Confirmation by OP comment should be enough to close as duplicate
First, closing when the question has an accepted answer is not controversial: that’s the substance of the original answer.
Further, let’s note that closing based on comments is, in a sense, our current policy, as indicated in the linked answer. It’s true that it was edited in after most of the the voting was done (and probably should have been put as a separate question), but the answer has nonetheless retained its high score after that was edited in. Further, closure of questions based on OP comment acceptance has been going on at least since that edit (six months) with a minimum of controversy (i.e., no “reopen this question” posts on meta after a story-identification question was closed due to an OP confirming the answer to be correct in a comment).
Now, why do we wait for acceptance before closing story-identification questions? What makes them special (and what likely motivated the other answer in the first place)? It’s probably worth going to the second-most-upvoted answer on that page, which explains why we shouldn’t close without OP confirmation:
If we’re wrong, we’ve just annoyed the OP.
And further:
At best, we should try to guess what the story is – but only the OP
can confirm. We shouldn’t take that control out of their hands.

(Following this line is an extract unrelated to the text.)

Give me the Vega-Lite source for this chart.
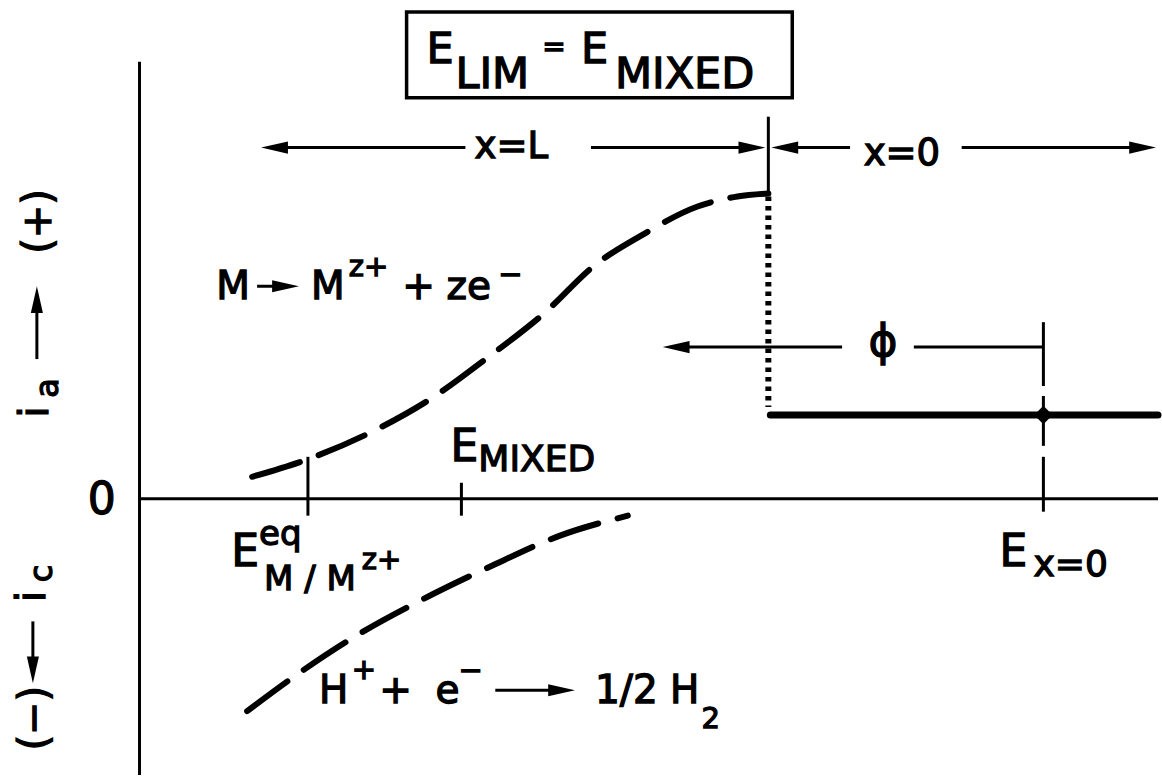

We want to make sure that the OP has a chance to confirm that a story is actually the one they remember. We’re not just trying to get an answer out there, or we’d close without acceptance.
If the OP confirms in a comment that the story is really the one that they remember, that’s at least as good as an acceptance. There’s always the (admittedly quite small) risk that a new user does not quite understand what clicking that checkmark means. But if they leave a comment, we can be reasonably sure of what the correct answer is. It doesn’t matter where they leave a comment: on the question, on the answer, or anywhere else. That tells us what the answer is, and that’s always been enough to close as duplicate.
And one other thing can’t be emphasized enough: there are a lot of people who come back, see the right answer, say “Wow, this is right, thanks!” and never return (and never accept an answer). Being able to close as duplicate in this case only makes sense: these are users that want to accept, but just didn’t know how.
In a similar vein, a self-answer is also sufficiently definitive confirmation that the OP has really found the work they’re looking for. We’ve closed in a number of those cases too, again pretty non-controversially.
Whether to comment or answer should be a matter of preference
With all this in mind, I don’t think we should be enforcing a policy of only answering and never commenting, or only commenting and never answering. Either an accepted answer or an OP comment is enough to close. While some questions, particularly those that are asked over and over with pretty similar descriptions, aren’t going to benefit from numerous copies of what’s basically the same answer, there’s always the possibility that a new answer might be better written, more comprehensive, or useful to a different segment of searchers than the existing ones. Both situations are sufficiently common that we shouldn’t say that one is always preferable.